## [TASK STATEMENT]
Copy the data that follows, character for character, minus the pictures.

## [DATASET CONTENT]
——
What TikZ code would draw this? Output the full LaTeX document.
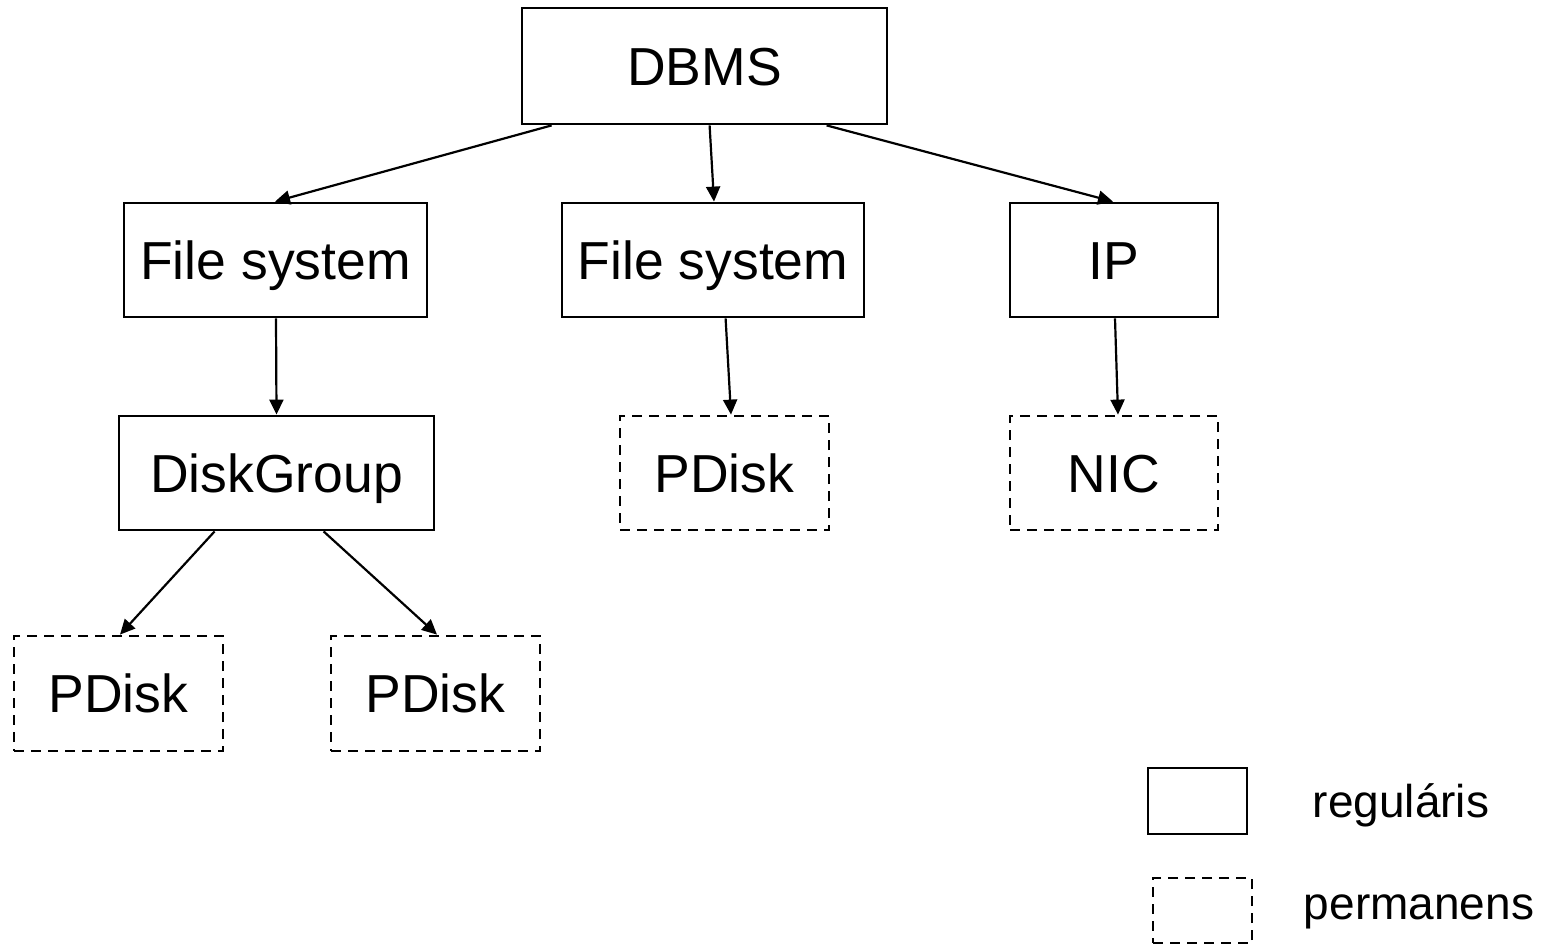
\documentclass[tikz,border=0pt]{standalone}
\usepackage{fontspec}
\setmainfont{Liberation Sans}
\usetikzlibrary{arrows.meta,calc}
\begin{document}
\begin{tikzpicture}[x=1pt,y=-1pt,
  box/.style={draw=black,line width=2.8pt,inner sep=0pt,text height=38pt,text depth=0pt,font=\fontsize{53.5}{62}\selectfont},
  perm/.style={box,dash pattern=on 10pt off 7pt},
  conn/.style={line width=2.2pt,-{Triangle[length=15pt,width=14pt]}},
  lbl/.style={inner sep=0pt,font=\fontsize{46}{54}\selectfont}]
\useasboundingbox (0,0) rectangle (1561,945);
\node[box,minimum width=365pt,minimum height=116pt] (dbms) at (704.5,66) {DBMS};
\node[box,minimum width=303pt,minimum height=114pt] (fs1) at (275.5,260) {File system};
\node[box,minimum width=302pt,minimum height=114pt] (fs2) at (713,260) {File system};
\node[box,minimum width=208pt,minimum height=114pt] (ip) at (1114,260) {IP};
\node[box,minimum width=315pt,minimum height=114pt] (dg) at (276.5,473) {DiskGroup};
\node[perm,minimum width=209pt,minimum height=114pt] (pd2) at (724.5,473) {PDisk};
\node[perm,minimum width=208pt,minimum height=114pt] (nic) at (1114,473) {NIC};
\node[perm,minimum width=209pt,minimum height=115pt] (pd0) at (118.5,693.5) {PDisk};
\node[perm,minimum width=209pt,minimum height=115pt] (pd1) at (435.5,693.5) {PDisk};
\node[box,minimum width=99pt,minimum height=66pt] (lreg) at (1197.5,801) {};
\node[perm,minimum width=99pt,minimum height=65pt] (lperm) at (1202.5,910.5) {};
\node[lbl] (treg) at (1401,805) {reguláris};
\node[lbl] (tperm) at (1419,912) {permanens};
\draw[conn] ([xshift=31pt]dbms.south west) -- ([xshift=-0.5pt]fs1.north);
\draw[conn] ([xshift=189pt]dbms.south west) -- ([xshift=1pt]fs2.north);
\draw[conn] ([xshift=306pt]dbms.south west) -- ([xshift=-1pt]ip.north);
\draw[conn] ([xshift=0.5pt]fs1.south) -- (dg.north);
\draw[conn] ([xshift=165pt]fs2.south west) -- ([xshift=6.5pt]pd2.north);
\draw[conn] ([xshift=1pt]ip.south) -- ([xshift=4pt]nic.north);
\draw[conn] ([xshift=97pt]dg.south west) -- ([xshift=1.5pt]pd0.north);
\draw[conn] ([xshift=206pt]dg.south west) -- ([xshift=1.5pt]pd1.north);
\end{tikzpicture}
\end{document}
——
## [REPLY]
What TikZ code would draw this? Output the full LaTeX document.
\documentclass[tikz,border=0pt]{standalone}
\usepackage{fontspec}
\setmainfont{Liberation Sans}
\usetikzlibrary{arrows.meta,calc}
\begin{document}
\begin{tikzpicture}[x=1pt,y=-1pt,
  box/.style={draw=black,line width=2.8pt,inner sep=0pt,text height=38pt,text depth=0pt,font=\fontsize{53.5}{62}\selectfont},
  perm/.style={box,dash pattern=on 10pt off 7pt},
  conn/.style={line width=2.2pt,-{Triangle[length=15pt,width=14pt]}},
  lbl/.style={inner sep=0pt,font=\fontsize{46}{54}\selectfont}]
\useasboundingbox (0,0) rectangle (1561,945);
\node[box,minimum width=365pt,minimum height=116pt] (dbms) at (704.5,66) {DBMS};
\node[box,minimum width=303pt,minimum height=114pt] (fs1) at (275.5,260) {File system};
\node[box,minimum width=302pt,minimum height=114pt] (fs2) at (713,260) {File system};
\node[box,minimum width=208pt,minimum height=114pt] (ip) at (1114,260) {IP};
\node[box,minimum width=315pt,minimum height=114pt] (dg) at (276.5,473) {DiskGroup};
\node[perm,minimum width=209pt,minimum height=114pt] (pd2) at (724.5,473) {PDisk};
\node[perm,minimum width=208pt,minimum height=114pt] (nic) at (1114,473) {NIC};
\node[perm,minimum width=209pt,minimum height=115pt] (pd0) at (118.5,693.5) {PDisk};
\node[perm,minimum width=209pt,minimum height=115pt] (pd1) at (435.5,693.5) {PDisk};
\node[box,minimum width=99pt,minimum height=66pt] (lreg) at (1197.5,801) {};
\node[perm,minimum width=99pt,minimum height=65pt] (lperm) at (1202.5,910.5) {};
\node[lbl] (treg) at (1401,805) {reguláris};
\node[lbl] (tperm) at (1419,912) {permanens};
\draw[conn] ([xshift=31pt]dbms.south west) -- ([xshift=-0.5pt]fs1.north);
\draw[conn] ([xshift=189pt]dbms.south west) -- ([xshift=1pt]fs2.north);
\draw[conn] ([xshift=306pt]dbms.south west) -- ([xshift=-1pt]ip.north);
\draw[conn] ([xshift=0.5pt]fs1.south) -- (dg.north);
\draw[conn] ([xshift=165pt]fs2.south west) -- ([xshift=6.5pt]pd2.north);
\draw[conn] ([xshift=1pt]ip.south) -- ([xshift=4pt]nic.north);
\draw[conn] ([xshift=97pt]dg.south west) -- ([xshift=1.5pt]pd0.north);
\draw[conn] ([xshift=206pt]dg.south west) -- ([xshift=1.5pt]pd1.north);
\end{tikzpicture}
\end{document}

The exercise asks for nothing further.